Unterbringung in geschlossenen Gruppen zum Beispiel ist wesentlich teurer.
Das ist sie. Aber das Verrückte dabei ist, dass, wenn ein Kind sozusagen in den Brunnen gefallen ist, die Schatulle plötzlich geöffnet wird. Eine geschlossene Unterbringung kann dann am Tag zwischen 300 bis 400 Euro kosten. In klassischen Einrichtungen entstehen im Schnitt nur um die 130 Euro an Kosten pro Tag. Wenn aber beispielsweise in den Medien Fälle von 15-jährigen „Intensivtätern“ hochgekocht werden, wird in Stammtischmanier der Ruf nach einem Wegschließen laut. Und dann spielt Geld plötzlich keine Rolle mehr. Aber nicht, um mit den Kindern und Jugendlichen pädagogisch zu arbeiten, sondern um vor ihnen geschützt zu werden. Wenn eine Gesellschaft sich krisenhaft entwickelt, dann wird der Ruf nach Recht und Ordnung lauter, auch in der Kinder- und Jugendhilfe. Diese Situation ist derzeit in Deutschland zweifelsohne wieder gegeben.
Heimleiter und auch Erzieher sagen jedoch, dass manche Kinder und Jugendliche erst in den geschlossenen Gruppen wieder lernen, sich an Regeln zu halten und ihr Leben zu organisieren.
Ich kann Ihnen, wenn es sein muss, jedes Angebot als pädagogisch wertvoll verkaufen – das ist eine Frage von geschickter Rhetorik. Im Übrigen ist meine Befürchtung, dass die Hemmschwelle für den Einsatz von freiheitsentziehenden Maßnahmen insgesamt sinkt. Heute ist es nur eine Handvoll, morgen sind es vielleicht schon mehrere Hundert, die von einer solchen geschlossenen Intervention betroffen wären. Die Frage ist doch auch, was unter „Erfolg“ verstanden wird. Sich vorübergehend „angepasst“ zu verhalten, ist für mich noch kein Erfolg. Von Erfolg lässt sich nur dann sprechen, wenn ein Jugendlicher dauerhaft erkannt hat, wie er eigenverantwortlich sein Leben gestalten kann. Und noch etwas: Nach meiner Kenntnis sind Entweichungen aus geschlossenen Maßnahmen wie auch die Rückfallquoten nicht gerade niedrig. Konkrete Zahlen gibt es hierzu nicht.

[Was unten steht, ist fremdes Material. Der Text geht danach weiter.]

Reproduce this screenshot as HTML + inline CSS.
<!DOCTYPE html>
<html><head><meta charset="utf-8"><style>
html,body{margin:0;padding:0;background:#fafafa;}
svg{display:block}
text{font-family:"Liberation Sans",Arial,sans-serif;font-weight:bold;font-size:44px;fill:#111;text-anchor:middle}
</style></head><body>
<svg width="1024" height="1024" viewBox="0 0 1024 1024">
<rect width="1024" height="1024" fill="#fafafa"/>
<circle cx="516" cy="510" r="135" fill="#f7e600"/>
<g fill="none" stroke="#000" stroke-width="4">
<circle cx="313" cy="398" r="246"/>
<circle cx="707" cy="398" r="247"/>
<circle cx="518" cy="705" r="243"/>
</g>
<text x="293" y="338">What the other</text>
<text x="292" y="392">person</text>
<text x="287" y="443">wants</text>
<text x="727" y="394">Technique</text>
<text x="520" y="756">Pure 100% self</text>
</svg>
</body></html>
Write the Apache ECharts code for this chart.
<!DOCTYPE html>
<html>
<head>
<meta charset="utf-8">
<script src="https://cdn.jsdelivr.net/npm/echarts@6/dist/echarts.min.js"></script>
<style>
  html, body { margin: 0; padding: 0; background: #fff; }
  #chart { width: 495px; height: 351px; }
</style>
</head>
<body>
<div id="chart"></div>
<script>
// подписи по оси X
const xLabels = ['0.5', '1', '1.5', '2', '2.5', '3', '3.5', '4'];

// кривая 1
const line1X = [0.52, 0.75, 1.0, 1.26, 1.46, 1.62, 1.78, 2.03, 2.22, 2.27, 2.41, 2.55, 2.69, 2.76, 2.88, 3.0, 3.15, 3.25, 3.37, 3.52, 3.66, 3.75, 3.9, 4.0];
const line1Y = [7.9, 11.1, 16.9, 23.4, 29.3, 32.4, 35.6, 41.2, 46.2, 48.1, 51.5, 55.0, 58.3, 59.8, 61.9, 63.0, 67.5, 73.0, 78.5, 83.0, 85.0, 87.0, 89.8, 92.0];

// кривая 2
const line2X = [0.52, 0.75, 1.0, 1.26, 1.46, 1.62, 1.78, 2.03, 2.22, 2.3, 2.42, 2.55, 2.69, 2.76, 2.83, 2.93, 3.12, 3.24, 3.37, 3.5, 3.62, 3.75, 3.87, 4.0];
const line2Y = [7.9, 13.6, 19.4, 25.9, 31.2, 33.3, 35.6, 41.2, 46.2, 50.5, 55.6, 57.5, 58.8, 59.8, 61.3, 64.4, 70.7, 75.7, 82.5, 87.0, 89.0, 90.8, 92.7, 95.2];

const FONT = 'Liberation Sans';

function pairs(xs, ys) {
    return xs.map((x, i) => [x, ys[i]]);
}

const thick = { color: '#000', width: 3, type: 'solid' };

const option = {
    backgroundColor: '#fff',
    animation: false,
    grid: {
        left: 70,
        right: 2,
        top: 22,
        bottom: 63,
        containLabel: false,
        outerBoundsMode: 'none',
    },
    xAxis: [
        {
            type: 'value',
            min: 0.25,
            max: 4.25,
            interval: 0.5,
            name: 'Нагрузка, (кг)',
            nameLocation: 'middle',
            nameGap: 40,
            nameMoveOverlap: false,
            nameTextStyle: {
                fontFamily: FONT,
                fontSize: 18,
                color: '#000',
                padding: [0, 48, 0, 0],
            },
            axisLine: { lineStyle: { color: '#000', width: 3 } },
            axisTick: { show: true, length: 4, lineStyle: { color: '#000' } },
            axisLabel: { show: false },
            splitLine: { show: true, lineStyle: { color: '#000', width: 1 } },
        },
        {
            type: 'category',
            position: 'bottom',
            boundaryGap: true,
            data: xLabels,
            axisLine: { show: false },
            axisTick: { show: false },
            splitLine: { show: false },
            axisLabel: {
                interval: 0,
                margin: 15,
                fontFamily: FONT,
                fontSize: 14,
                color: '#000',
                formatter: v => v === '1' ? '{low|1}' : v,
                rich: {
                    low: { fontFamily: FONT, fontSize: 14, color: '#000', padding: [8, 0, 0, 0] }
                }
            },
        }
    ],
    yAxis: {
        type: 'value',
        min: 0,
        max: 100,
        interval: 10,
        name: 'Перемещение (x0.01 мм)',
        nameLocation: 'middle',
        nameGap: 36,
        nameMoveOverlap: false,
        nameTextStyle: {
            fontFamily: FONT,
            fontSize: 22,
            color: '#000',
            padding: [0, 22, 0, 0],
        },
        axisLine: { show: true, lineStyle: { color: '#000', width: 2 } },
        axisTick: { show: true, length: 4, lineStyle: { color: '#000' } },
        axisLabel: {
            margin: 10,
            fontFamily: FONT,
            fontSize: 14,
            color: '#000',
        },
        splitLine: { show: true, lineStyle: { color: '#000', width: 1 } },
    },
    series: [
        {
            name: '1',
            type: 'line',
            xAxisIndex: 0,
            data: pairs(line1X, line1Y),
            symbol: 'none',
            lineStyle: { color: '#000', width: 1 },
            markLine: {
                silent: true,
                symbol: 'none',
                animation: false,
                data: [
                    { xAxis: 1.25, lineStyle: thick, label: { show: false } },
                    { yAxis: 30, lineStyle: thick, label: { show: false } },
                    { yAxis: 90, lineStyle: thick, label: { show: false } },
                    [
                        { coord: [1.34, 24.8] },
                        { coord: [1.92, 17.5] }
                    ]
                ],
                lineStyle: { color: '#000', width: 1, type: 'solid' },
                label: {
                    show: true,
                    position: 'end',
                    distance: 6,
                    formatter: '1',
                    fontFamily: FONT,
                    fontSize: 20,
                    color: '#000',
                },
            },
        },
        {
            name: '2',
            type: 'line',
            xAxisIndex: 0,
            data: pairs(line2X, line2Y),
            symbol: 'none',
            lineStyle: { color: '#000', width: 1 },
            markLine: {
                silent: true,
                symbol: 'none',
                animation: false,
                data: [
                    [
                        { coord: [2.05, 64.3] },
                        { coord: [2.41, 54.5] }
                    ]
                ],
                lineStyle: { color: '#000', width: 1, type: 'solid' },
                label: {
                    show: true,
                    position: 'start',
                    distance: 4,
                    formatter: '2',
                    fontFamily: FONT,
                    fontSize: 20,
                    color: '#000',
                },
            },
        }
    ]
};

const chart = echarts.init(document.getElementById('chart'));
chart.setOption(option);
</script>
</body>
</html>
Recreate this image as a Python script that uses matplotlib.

Die wenigen empirischen Untersuchungen jedenfalls liefern keine Gründe, die für die GU sprechen. GU verdeckt die entscheidende Frage, warum ein Jugendlicher sich so und nicht anders entwickelt hat. In dieser Frage liegt eben eine gesellschaftliche Mitverantwortung. Wenn jemandem keine Chance auf ein normales Leben geboten wird, auf Ausbildung oder Job, dann muss Hilfe und Unterstützung einsetzen und nicht Strafe.